Dans le sanctuaire de la vitesse qu’est Twitter, est-il possible de lever le pied et de réfléchir? Il n’en tient qu’aux journalistes de s’approprier le réseau et d’en faire un média qui met en valeur l’information de qualité, fait valoir Alain Théroux, créateur de Québectualité sur Twitter.
« On a besoin de faire une pause, a dit M. Théroux lors d’une rencontre avec le Magazine au début du mois. On n’a pas besoin d’autant de contenus, on a besoin d’articles conséquents. Qu’on arrête de produire comme des camions de vidange qui se déversent [sur les réseaux sociaux]. Il est temps qu’on se concentre, nous la communauté de journalistes, sur la qualité et qu’on rende hommage aux contenus. »
La qualité mise en valeur
Du bon journalisme se fait au Québec, mais la production quotidienne d’information par les journalistes n’est pas suffisamment mise en valeur sur les réseaux sociaux, estime M. Théroux, cofondateur et rédacteur en chef de l’agenda de presse l’Événementiel.
À son avis, Twitter a le potentiel de devenir un média en lui-même et il préconise une utilisation plus stratégique de cet outil par les médias et les journalistes, ne serait-ce qu’en utilisant judicieusement les 140 caractères permis par le populaire service de microblogue.
Mais pendant des années, « on est passé à côté de la carte. Il faut qu’on respecte notre métier : c’est nous les spécialistes de l’information. Autrement, on laisse le public et les « PR » mener le bal ».
Tout le potentiel médiatique du réseau s’est révélé au printemps 2012, avec le mot-clic #manifencours, analyse M. Théroux. Depuis, les médias prennent progressivement leur place sur Twitter, notamment grâce à la fonction RT, qui permet aux abonnés de rediffuser un gazouillis tel quel.
Pour un média, la chose n’est pas anodine. La paternité et l’intégrité de ses messages sont ainsi sauvegardées et leur portée est augmentée.
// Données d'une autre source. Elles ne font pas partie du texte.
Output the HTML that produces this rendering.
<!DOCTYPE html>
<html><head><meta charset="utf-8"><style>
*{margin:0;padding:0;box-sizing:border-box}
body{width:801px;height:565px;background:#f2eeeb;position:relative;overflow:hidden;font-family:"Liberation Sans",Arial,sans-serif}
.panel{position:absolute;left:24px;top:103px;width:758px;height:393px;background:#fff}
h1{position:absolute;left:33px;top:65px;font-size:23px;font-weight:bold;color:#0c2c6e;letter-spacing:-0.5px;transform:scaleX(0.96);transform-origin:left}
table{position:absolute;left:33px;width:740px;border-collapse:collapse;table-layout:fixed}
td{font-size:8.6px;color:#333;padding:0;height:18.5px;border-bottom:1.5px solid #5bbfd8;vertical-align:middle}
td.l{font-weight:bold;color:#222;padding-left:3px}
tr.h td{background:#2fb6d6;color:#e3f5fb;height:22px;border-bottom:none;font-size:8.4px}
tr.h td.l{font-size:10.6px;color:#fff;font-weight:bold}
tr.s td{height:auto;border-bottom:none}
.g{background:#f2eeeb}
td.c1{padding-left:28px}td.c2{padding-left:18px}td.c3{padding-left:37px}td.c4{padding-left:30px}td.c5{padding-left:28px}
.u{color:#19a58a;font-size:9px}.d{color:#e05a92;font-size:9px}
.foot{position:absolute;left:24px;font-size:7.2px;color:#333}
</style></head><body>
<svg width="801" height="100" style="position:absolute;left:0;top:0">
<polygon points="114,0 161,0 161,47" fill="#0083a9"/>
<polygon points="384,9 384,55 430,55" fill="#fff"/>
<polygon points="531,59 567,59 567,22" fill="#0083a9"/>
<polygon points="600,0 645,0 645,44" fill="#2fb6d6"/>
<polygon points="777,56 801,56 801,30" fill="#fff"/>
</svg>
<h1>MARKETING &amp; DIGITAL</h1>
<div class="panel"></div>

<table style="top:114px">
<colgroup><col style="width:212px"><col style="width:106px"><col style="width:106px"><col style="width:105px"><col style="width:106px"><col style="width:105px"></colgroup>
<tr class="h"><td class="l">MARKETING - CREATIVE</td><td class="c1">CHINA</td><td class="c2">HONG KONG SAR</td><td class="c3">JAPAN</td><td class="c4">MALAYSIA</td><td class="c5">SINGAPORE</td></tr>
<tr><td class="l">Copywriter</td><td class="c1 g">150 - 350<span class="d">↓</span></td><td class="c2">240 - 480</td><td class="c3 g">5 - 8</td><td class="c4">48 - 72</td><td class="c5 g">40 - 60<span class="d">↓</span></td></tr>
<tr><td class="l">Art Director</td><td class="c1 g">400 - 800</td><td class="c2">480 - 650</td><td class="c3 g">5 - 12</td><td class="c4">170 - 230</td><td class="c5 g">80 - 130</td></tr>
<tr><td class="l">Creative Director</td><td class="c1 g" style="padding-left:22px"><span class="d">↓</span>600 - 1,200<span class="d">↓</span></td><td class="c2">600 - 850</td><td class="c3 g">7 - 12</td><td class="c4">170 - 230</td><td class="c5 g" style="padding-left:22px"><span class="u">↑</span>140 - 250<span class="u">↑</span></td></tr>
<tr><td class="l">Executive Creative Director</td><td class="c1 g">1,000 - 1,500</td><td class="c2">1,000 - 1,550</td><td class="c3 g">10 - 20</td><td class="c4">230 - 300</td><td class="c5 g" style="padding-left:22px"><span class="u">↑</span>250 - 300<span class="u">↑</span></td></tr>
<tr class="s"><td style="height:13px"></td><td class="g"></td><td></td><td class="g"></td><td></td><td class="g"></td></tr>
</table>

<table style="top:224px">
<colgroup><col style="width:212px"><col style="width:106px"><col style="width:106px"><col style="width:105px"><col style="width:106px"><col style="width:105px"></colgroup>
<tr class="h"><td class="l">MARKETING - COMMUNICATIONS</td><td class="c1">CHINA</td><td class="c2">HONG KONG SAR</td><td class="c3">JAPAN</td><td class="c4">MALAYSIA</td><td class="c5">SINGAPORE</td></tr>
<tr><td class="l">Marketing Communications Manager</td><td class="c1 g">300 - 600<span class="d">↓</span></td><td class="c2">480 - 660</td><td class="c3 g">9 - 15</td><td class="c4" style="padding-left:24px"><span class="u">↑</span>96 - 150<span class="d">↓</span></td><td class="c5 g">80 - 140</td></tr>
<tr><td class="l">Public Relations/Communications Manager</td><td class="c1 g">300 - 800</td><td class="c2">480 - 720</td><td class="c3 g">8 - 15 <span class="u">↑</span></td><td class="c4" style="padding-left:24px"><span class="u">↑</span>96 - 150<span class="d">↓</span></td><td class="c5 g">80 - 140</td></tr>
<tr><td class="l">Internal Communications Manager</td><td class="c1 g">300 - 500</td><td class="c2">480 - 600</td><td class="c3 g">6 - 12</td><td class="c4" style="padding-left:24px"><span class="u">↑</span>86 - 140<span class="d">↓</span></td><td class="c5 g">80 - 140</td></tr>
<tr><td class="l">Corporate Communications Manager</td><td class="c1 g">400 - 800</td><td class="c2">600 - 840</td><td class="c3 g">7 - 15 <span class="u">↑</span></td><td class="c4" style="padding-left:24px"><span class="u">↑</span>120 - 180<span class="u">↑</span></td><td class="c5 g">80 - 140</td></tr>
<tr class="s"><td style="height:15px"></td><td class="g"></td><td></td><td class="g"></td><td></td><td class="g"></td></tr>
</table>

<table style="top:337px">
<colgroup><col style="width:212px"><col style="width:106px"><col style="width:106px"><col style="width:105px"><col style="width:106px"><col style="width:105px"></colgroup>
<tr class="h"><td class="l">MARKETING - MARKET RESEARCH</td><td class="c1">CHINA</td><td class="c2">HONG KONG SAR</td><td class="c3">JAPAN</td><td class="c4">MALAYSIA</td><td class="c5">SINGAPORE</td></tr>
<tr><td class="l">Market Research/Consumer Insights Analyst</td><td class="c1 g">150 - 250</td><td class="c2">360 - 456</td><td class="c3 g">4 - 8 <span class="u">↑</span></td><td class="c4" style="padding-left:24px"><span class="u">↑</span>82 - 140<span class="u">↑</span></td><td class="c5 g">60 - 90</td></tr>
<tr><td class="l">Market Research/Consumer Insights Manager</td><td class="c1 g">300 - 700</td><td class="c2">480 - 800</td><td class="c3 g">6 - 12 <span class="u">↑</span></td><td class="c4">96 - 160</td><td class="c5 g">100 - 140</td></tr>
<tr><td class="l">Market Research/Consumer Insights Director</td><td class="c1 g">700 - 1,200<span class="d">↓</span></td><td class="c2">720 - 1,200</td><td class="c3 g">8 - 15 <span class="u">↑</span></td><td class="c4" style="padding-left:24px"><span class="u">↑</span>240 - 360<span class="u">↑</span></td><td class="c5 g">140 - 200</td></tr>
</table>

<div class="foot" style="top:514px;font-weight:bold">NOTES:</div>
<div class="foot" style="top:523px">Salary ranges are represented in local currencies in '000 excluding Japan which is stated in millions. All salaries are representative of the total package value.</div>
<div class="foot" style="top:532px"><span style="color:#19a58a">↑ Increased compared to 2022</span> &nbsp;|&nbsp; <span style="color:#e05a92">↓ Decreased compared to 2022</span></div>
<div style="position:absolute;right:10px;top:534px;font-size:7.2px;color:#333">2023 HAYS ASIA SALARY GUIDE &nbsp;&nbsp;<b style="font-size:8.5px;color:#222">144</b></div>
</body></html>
Sans compter que le logo de l’entreprise de presse gagne en visibilité et agit à la manière d’un marqueur pour le public. Dans cette logique, de nombreux grands médias ont fait certifier leur compte par Twitter, fait remarquer Alain Théroux.
Pupitrage virtuel
Il est donc désormais plus facile d’extraire la matière journalistique du magma de Twitter. Alain Théroux a créé son propre système de tamisage, baptisé Québectualité. Dans ce laboratoire Twitter composé d’une famille de comptes, il recense, trie et compile des gazouillis sous la forme de revues de presse ou bulletins thématiques.
Quand on lui demande en quoi son travail se différencie de la curation de contenus effectuée par plusieurs plateformes médiatiques sur le Web, il répond : « C’est du pupitrage. Ne réinventons pas les mots qu’on a déjà. Il y a une réflexion derrière ça, un choix, un écrémage. C’est un état des lieux de ce qu’on a fait aujourd’hui. Et on fait l’inverse du Huffington Post, qui dit : « avez-vous lu le Huffington Post? ». Avec Québectualité, on dit : « avez-vous lu Le Devoir, La Presse, etc? » ».
En consultant les bulletins de Québectualité, on reconnaît que le processus crée une plus-value : chaque élément, ainsi contextualisé, reprend un sens qu’il avait perdu dans la mer tumultueuse d’informations qu’est Twitter.
Alain Théroux est pour le moment seul à la barre de son navire. Il navigue sur le réseau à partir du compte parapluie @quebectualite, qu’il définit comme un « magazine » ou « périodique de sujets porteurs ».
Projet expérimental
Fait inusité, pour un réseau boulimique avalant de l’information 24 h/24 7 j/7, les contenus proposés par Québectualité sont sporadiques ou périodiques. Ils s’inscrivent encore à contre-courant en n’étant disponibles que dans la rubrique « favoris » des comptes. On évite ainsi de polluer la page d’accueil des abonnés.
Au compte mère (@quebectualite) s’ajoutent les volets @journalistiqc, @politwique et @eduqcation, qui offrent des revues de presse spécialisées. La famille Québectualité est complétée par des comptes parallèles volontairement maintenus à zéro abonnés.
« Actuellement, le tout est expérimental [… et] sera certainement un projet pilote pendant un bon moment », peut-on lire sur le site Internet associé au compte @journalistiqc depuis quelques mois.
Ce bulletin et espace de discussion s’intéresse à tout ce qui touche le journalisme, incluant la déontologie et le droit du public à l’information. Il est accessible sur invitation seulement. Son lectorat est constitué très majoritairement de journalistes.
Sa philosophie est résumée ainsi : « parlons-nous d’abord, entre nous, journalistes de formation et de métier; commençons par nous comprendre et tournons-nous vers le monde ensuite avec des idées cohérentes ».